▶ [Task description] Images are not part of the copy; write out the rest of the data exactly as given.

==== Source excerpt

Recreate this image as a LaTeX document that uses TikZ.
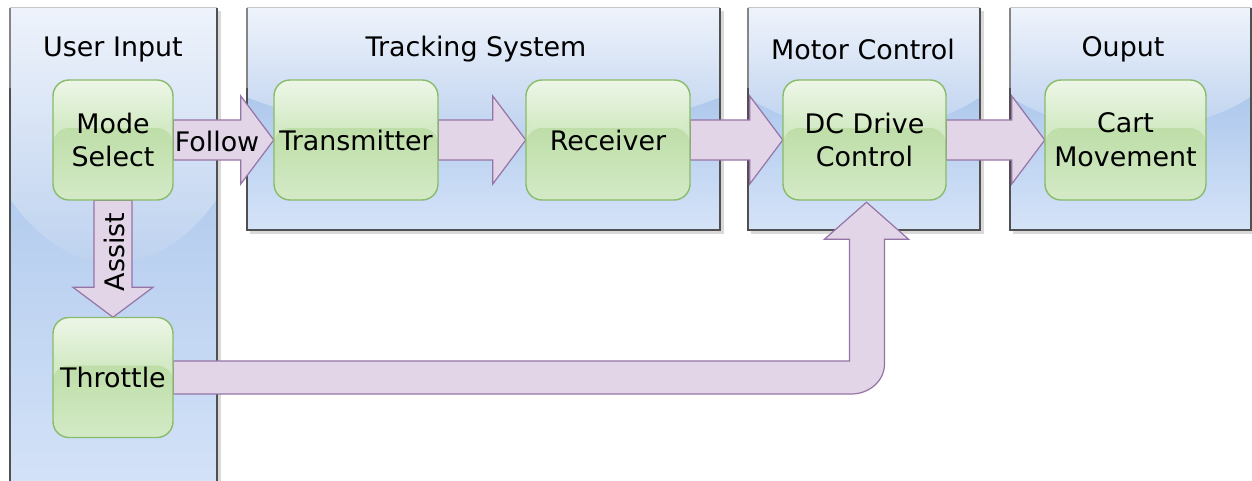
\documentclass[tikz,border=0pt]{standalone}
\usepackage{fontspec}
\setmainfont{DejaVu Sans}
\usetikzlibrary{calc}

\definecolor{panelTop}{HTML}{EEF3FB}
\definecolor{panelMid}{HTML}{BED2EF}
\definecolor{panelDark}{HTML}{A6C3EA}
\definecolor{panelLow}{HTML}{D5E3F8}
\definecolor{panelEdge}{HTML}{505050}
\definecolor{boxTop}{HTML}{EDF6E7}
\definecolor{boxMid}{HTML}{D3EAC5}
\definecolor{boxSat}{HTML}{BEDEA8}
\definecolor{boxLow}{HTML}{D4EAC7}
\definecolor{boxLine}{HTML}{88BB6A}
\definecolor{arrFill}{HTML}{E1D5E7}
\definecolor{arrLine}{HTML}{9673A6}

% panel: x1, y1, x2, y2, gloss x radius, gloss y radius
\newcommand\drawpanel[6]{%
  \fill[black!15] (#1+3,#2+3) rectangle (#3+4,#4+4);
  \begin{scope}
    \clip (#1,#2) rectangle (#3,#4);
    \fill[panelDark] (#1,#2) rectangle (#3,#2+60);
    \shade[top color=panelDark,bottom color=panelLow] (#1,#2+60) rectangle (#3,#4);
    \begin{scope}
      \clip ({(#1+#3)/2},#2) ellipse[x radius=#5,y radius=#6];
      \shade[top color=panelTop,bottom color=panelMid] (#1,#2) rectangle (#3,#2+#6);
    \end{scope}
  \end{scope}
  \draw[black!22,line width=1bp] (#1,#2) -- (#3,#2);
  \draw[panelEdge!70,line width=1.3bp] (#1,#2) -- (#1,#2+80);
  \draw[panelEdge,line width=1.3bp] (#1,#2+80) -- (#1,#4) -- (#3,#4) -- (#3,#2);
}

\tikzset{
  gbox/.style={rounded corners=16bp, draw=boxLine, line width=1.4bp,
    fill=boxLow, inner sep=0pt, minimum height=120bp, align=center,
    font=\fontsize{27}{34}\selectfont,
    path picture={
      \path (path picture bounding box.north west) coordinate (pa)
            (path picture bounding box.south east) coordinate (pb);
      \shade[top color=boxSat,bottom color=boxLow]
        ($(pa)!0.4!(pa|-pb)$) rectangle (pb);
      \shade[top color=boxTop,bottom color=boxMid]
        (pa) rectangle ($(pb|-pa)!0.4!(pb)$);
    }},
  anchorbox/.style={rounded corners=16bp, inner sep=0pt, minimum height=120bp},
  blockarrow/.style={fill=arrFill, draw=arrLine, line width=1.2bp, line join=miter},
  title/.style={font=\fontsize{27}{34}\selectfont, inner sep=0pt},
  tag/.style={font=\fontsize{27}{34}\selectfont, inner sep=0pt}
}

% horizontal block arrow between two boxes
\newcommand\harrow[2]{%
  \path[blockarrow] ($(#1.east)+(0,-20)$) -- ($(#2.west)+(-33,-20)$)
    -- ($(#2.west)+(-33,-44)$) -- (#2.west) -- ($(#2.west)+(-33,44)$)
    -- ($(#2.west)+(-33,20)$) -- ($(#1.east)+(0,20)$) -- cycle;}

\begin{document}
\begin{tikzpicture}[x=1bp,y=-1bp]
\clip (0,0) rectangle (1252,481);
\fill[white] (0,0) rectangle (1252,481);

% swimlane panels
\drawpanel{10}{8}{217}{500}{156}{255}
\drawpanel{247}{8}{720}{230}{330}{128}
\drawpanel{748}{8}{980}{230}{170}{122}
\drawpanel{1010}{8}{1251}{230}{175}{122}

\node[title] (tUser)  at (113,49)  {User Input};
\node[title] (tTrack) at (476,49)  {Tracking System};
\node[title] (tMotor) at (863,49)  {Motor Control};
\node[title] (tOut)   at (1123,49) {Ouput};

% box outlines used as arrow anchors
\node[anchorbox,minimum width=120bp] (ms) at (113,140) {};
\node[anchorbox,minimum width=120bp] (th) at (113,377.5) {};
\node[anchorbox,minimum width=164bp] (tx) at (356,140) {};
\node[anchorbox,minimum width=164bp] (rx) at (608,140) {};
\node[anchorbox,minimum width=163bp] (dc) at (864.5,140) {};
\node[anchorbox,minimum width=161bp] (cm) at (1125.5,140) {};

\harrow{ms}{tx}
\harrow{tx}{rx}
\harrow{rx}{dc}
\harrow{dc}{cm}

% Mode Select down to Throttle
\path[blockarrow] ($(ms.south)+(-19,0)$) -- ($(th.north)+(-19,-30)$)
  -- ($(th.north)+(-40,-30)$) -- (th.north) -- ($(th.north)+(40,-30)$)
  -- ($(th.north)+(19,-30)$) -- ($(ms.south)+(19,0)$) -- cycle;

% Throttle round to DC Drive Control
\coordinate (elb) at (dc.south |- th.east);
\path[blockarrow] ($(th.east)+(0,-16.5)$) -- ($(elb)+(-15,-16.5)$)
  -- ($(dc.south)+(-15,39)$) -- ($(dc.south)+(-40,39)$) -- ($(dc.south)+(2,2)$)
  -- ($(dc.south)+(44,39)$) -- ($(dc.south)+(20,39)$) -- ($(elb)+(20,-13.5)$)
  .. controls ($(elb)+(20,4)$) and ($(elb)+(4,16.5)$) .. ($(elb)+(-13,16.5)$)
  -- ($(th.east)+(0,16.5)$) -- cycle;

% process boxes
\node[gbox,minimum width=120bp] (msb) at (ms) {Mode\\Select};
\node[gbox,minimum width=120bp] (thb) at (th) {Throttle};
\node[gbox,minimum width=164bp] (txb) at (tx) {Transmitter};
\node[gbox,minimum width=164bp] (rxb) at (rx) {Receiver};
\node[gbox,minimum width=163bp] (dcb) at (dc) {DC Drive\\Control};
\node[gbox,minimum width=161bp] (cmb) at (cm) {Cart\\Movement};

% arrow labels
\node[tag] (lFollow) at (217,141) {Follow};
\node[tag,rotate=90] (lAssist) at (114,252) {Assist};
\end{tikzpicture}
\end{document}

========

▶ [Response]
Recreate this image as a LaTeX document that uses TikZ.
\documentclass[tikz,border=0pt]{standalone}
\usepackage{fontspec}
\setmainfont{DejaVu Sans}
\usetikzlibrary{calc}

\definecolor{panelTop}{HTML}{EEF3FB}
\definecolor{panelMid}{HTML}{BED2EF}
\definecolor{panelDark}{HTML}{A6C3EA}
\definecolor{panelLow}{HTML}{D5E3F8}
\definecolor{panelEdge}{HTML}{505050}
\definecolor{boxTop}{HTML}{EDF6E7}
\definecolor{boxMid}{HTML}{D3EAC5}
\definecolor{boxSat}{HTML}{BEDEA8}
\definecolor{boxLow}{HTML}{D4EAC7}
\definecolor{boxLine}{HTML}{88BB6A}
\definecolor{arrFill}{HTML}{E1D5E7}
\definecolor{arrLine}{HTML}{9673A6}

% panel: x1, y1, x2, y2, gloss x radius, gloss y radius
\newcommand\drawpanel[6]{%
  \fill[black!15] (#1+3,#2+3) rectangle (#3+4,#4+4);
  \begin{scope}
    \clip (#1,#2) rectangle (#3,#4);
    \fill[panelDark] (#1,#2) rectangle (#3,#2+60);
    \shade[top color=panelDark,bottom color=panelLow] (#1,#2+60) rectangle (#3,#4);
    \begin{scope}
      \clip ({(#1+#3)/2},#2) ellipse[x radius=#5,y radius=#6];
      \shade[top color=panelTop,bottom color=panelMid] (#1,#2) rectangle (#3,#2+#6);
    \end{scope}
  \end{scope}
  \draw[black!22,line width=1bp] (#1,#2) -- (#3,#2);
  \draw[panelEdge!70,line width=1.3bp] (#1,#2) -- (#1,#2+80);
  \draw[panelEdge,line width=1.3bp] (#1,#2+80) -- (#1,#4) -- (#3,#4) -- (#3,#2);
}

\tikzset{
  gbox/.style={rounded corners=16bp, draw=boxLine, line width=1.4bp,
    fill=boxLow, inner sep=0pt, minimum height=120bp, align=center,
    font=\fontsize{27}{34}\selectfont,
    path picture={
      \path (path picture bounding box.north west) coordinate (pa)
            (path picture bounding box.south east) coordinate (pb);
      \shade[top color=boxSat,bottom color=boxLow]
        ($(pa)!0.4!(pa|-pb)$) rectangle (pb);
      \shade[top color=boxTop,bottom color=boxMid]
        (pa) rectangle ($(pb|-pa)!0.4!(pb)$);
    }},
  anchorbox/.style={rounded corners=16bp, inner sep=0pt, minimum height=120bp},
  blockarrow/.style={fill=arrFill, draw=arrLine, line width=1.2bp, line join=miter},
  title/.style={font=\fontsize{27}{34}\selectfont, inner sep=0pt},
  tag/.style={font=\fontsize{27}{34}\selectfont, inner sep=0pt}
}

% horizontal block arrow between two boxes
\newcommand\harrow[2]{%
  \path[blockarrow] ($(#1.east)+(0,-20)$) -- ($(#2.west)+(-33,-20)$)
    -- ($(#2.west)+(-33,-44)$) -- (#2.west) -- ($(#2.west)+(-33,44)$)
    -- ($(#2.west)+(-33,20)$) -- ($(#1.east)+(0,20)$) -- cycle;}

\begin{document}
\begin{tikzpicture}[x=1bp,y=-1bp]
\clip (0,0) rectangle (1252,481);
\fill[white] (0,0) rectangle (1252,481);

% swimlane panels
\drawpanel{10}{8}{217}{500}{156}{255}
\drawpanel{247}{8}{720}{230}{330}{128}
\drawpanel{748}{8}{980}{230}{170}{122}
\drawpanel{1010}{8}{1251}{230}{175}{122}

\node[title] (tUser)  at (113,49)  {User Input};
\node[title] (tTrack) at (476,49)  {Tracking System};
\node[title] (tMotor) at (863,49)  {Motor Control};
\node[title] (tOut)   at (1123,49) {Ouput};

% box outlines used as arrow anchors
\node[anchorbox,minimum width=120bp] (ms) at (113,140) {};
\node[anchorbox,minimum width=120bp] (th) at (113,377.5) {};
\node[anchorbox,minimum width=164bp] (tx) at (356,140) {};
\node[anchorbox,minimum width=164bp] (rx) at (608,140) {};
\node[anchorbox,minimum width=163bp] (dc) at (864.5,140) {};
\node[anchorbox,minimum width=161bp] (cm) at (1125.5,140) {};

\harrow{ms}{tx}
\harrow{tx}{rx}
\harrow{rx}{dc}
\harrow{dc}{cm}

% Mode Select down to Throttle
\path[blockarrow] ($(ms.south)+(-19,0)$) -- ($(th.north)+(-19,-30)$)
  -- ($(th.north)+(-40,-30)$) -- (th.north) -- ($(th.north)+(40,-30)$)
  -- ($(th.north)+(19,-30)$) -- ($(ms.south)+(19,0)$) -- cycle;

% Throttle round to DC Drive Control
\coordinate (elb) at (dc.south |- th.east);
\path[blockarrow] ($(th.east)+(0,-16.5)$) -- ($(elb)+(-15,-16.5)$)
  -- ($(dc.south)+(-15,39)$) -- ($(dc.south)+(-40,39)$) -- ($(dc.south)+(2,2)$)
  -- ($(dc.south)+(44,39)$) -- ($(dc.south)+(20,39)$) -- ($(elb)+(20,-13.5)$)
  .. controls ($(elb)+(20,4)$) and ($(elb)+(4,16.5)$) .. ($(elb)+(-13,16.5)$)
  -- ($(th.east)+(0,16.5)$) -- cycle;

% process boxes
\node[gbox,minimum width=120bp] (msb) at (ms) {Mode\\Select};
\node[gbox,minimum width=120bp] (thb) at (th) {Throttle};
\node[gbox,minimum width=164bp] (txb) at (tx) {Transmitter};
\node[gbox,minimum width=164bp] (rxb) at (rx) {Receiver};
\node[gbox,minimum width=163bp] (dcb) at (dc) {DC Drive\\Control};
\node[gbox,minimum width=161bp] (cmb) at (cm) {Cart\\Movement};

% arrow labels
\node[tag] (lFollow) at (217,141) {Follow};
\node[tag,rotate=90] (lAssist) at (114,252) {Assist};
\end{tikzpicture}
\end{document}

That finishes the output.